Isn't the public interest also harmed by a public service broadcaster creating news out of stolen information - given that the unknown cyberattackers looped the media in in the hope of greater exposure? 

“It is a real consideration but it’s not a binary matter in my view that means no journalistic inquiry is justified in the circumstances. It’s something that the journalism profession is going to have to wrestle with and it’s never going to be clear as some people would like. It will come down to how individual media organisations handle particular issues and I think the way we handled this issue, given all the circumstances, was appropriate,” Paul Thompson told Mediawatch

“We pushed back on the DHB’s request that we take down the stories from the web ... which I think is important. We will have a case if formal complaints go through to the regulatory agencies and we have an open mind about how the debate now develops,” he said.
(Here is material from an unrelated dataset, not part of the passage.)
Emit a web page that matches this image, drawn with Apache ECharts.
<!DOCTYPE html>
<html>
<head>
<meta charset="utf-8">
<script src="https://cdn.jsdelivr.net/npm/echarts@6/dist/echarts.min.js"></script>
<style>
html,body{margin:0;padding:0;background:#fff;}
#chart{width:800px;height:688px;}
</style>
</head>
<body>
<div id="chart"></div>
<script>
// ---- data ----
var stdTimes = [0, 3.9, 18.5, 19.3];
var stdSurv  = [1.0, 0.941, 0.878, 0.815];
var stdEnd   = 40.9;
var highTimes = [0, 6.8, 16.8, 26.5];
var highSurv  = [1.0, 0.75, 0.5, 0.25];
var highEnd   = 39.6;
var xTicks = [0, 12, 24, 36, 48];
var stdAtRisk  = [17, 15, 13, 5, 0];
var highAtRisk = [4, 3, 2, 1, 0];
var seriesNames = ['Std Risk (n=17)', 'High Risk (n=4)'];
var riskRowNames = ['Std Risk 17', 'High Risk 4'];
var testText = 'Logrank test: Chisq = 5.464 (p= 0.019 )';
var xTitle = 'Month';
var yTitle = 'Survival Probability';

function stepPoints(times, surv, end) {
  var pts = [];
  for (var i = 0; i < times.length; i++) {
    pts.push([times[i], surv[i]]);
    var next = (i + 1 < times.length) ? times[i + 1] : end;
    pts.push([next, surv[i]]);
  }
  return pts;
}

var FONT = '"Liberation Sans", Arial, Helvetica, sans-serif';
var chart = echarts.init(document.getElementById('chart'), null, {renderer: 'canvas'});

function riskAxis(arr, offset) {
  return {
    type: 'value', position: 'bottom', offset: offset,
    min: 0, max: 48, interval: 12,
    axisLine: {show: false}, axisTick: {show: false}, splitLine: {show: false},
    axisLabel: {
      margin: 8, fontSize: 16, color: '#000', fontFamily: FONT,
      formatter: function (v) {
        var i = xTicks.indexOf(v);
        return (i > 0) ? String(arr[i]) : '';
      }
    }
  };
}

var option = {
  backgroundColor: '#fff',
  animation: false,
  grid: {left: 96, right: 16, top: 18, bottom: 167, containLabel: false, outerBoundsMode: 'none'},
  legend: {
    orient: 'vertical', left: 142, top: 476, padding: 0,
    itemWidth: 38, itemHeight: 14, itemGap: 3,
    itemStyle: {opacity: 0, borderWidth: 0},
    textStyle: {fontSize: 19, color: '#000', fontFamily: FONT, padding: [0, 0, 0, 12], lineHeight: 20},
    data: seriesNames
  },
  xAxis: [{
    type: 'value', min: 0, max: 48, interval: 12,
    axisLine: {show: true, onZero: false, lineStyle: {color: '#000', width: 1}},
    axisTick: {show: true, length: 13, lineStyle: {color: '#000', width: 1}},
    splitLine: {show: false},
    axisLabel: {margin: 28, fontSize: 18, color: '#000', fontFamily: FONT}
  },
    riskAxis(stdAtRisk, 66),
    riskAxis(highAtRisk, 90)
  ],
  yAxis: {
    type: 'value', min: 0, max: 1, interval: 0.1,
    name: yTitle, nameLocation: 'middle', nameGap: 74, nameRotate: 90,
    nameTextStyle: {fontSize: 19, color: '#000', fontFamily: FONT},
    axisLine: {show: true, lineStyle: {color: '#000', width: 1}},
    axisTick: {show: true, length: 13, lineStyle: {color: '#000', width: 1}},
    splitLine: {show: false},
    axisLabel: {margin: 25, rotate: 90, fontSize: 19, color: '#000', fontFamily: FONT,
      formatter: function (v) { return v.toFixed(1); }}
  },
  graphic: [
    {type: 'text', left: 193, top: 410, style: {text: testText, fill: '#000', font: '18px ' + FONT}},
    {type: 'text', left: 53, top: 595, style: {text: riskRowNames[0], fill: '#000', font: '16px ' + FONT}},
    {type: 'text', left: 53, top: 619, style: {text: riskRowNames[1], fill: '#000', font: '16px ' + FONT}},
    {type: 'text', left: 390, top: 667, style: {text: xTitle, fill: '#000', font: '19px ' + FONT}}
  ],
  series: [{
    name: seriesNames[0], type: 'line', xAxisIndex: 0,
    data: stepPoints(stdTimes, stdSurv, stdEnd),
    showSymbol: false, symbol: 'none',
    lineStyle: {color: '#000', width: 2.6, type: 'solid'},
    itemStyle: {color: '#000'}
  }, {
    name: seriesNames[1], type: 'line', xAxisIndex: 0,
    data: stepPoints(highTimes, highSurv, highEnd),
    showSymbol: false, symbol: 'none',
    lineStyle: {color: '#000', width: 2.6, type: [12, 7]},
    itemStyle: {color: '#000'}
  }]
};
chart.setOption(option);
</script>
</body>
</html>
“It is a leap to say that our judicious reporting of this one particular matter which has high public interest somehow sets a precedent for everyone else - and somehow creates a real risk of looking for private records in the way people have concerns about,“ Thompson said. 

What is best practice? 

The same day RNZ’s Oranga Tamariki scoop came out, WYNC’s On the Media show pondered The Ethics of Reporting on Data Leaked From Ransomware Attacks - including other cases of ransomware blocking hospitals from accessing their own data. 

Ransomware attacks rose by 158 percent in North America between 2019 and 2020, with many hackers turning to the media as an extortion ploy. 

“There is no single standard. Every media outlet sort of decides on its own what it feels comfortable doing,” said Kim Zetter, a journalist covering cybersecurity told On the Media.  

Exposure of hacked material in news media can also serve the public interest in another way - highlighting the consequences of vulnerabilities that lead to privacy breaches in first place. Arguably that in itself could be an incentive to tighten up systems and make them safer from cybercrime. 

So what should media do when confronted with hacked data as part of a ransom bid? 

“The first thing is to notify the legitimate custodian of the information so they can take steps to protect it,” Privacy Commissioner John Edwards told Mediawatch

“That may mean seeking the sorts of court orders that Waikato DHB did last week a bit more promptly. That will take the burden of those difficult judgments away from the media because it would be prohibited by the court,” Edwards said.

Paul Thompson agreed all media need to consider how to handle hacked data because it won't be the last time they confront the problem. 

“Journalistic practice does evolve over time and this is one example we do need to think about and see what the BSA and the Media Council think about this matter,“ Thompson said. 

“But I think it would be a very sad day if anyone started to develop proscriptive rules that constrained journalism and journalistic freedom,“ he added.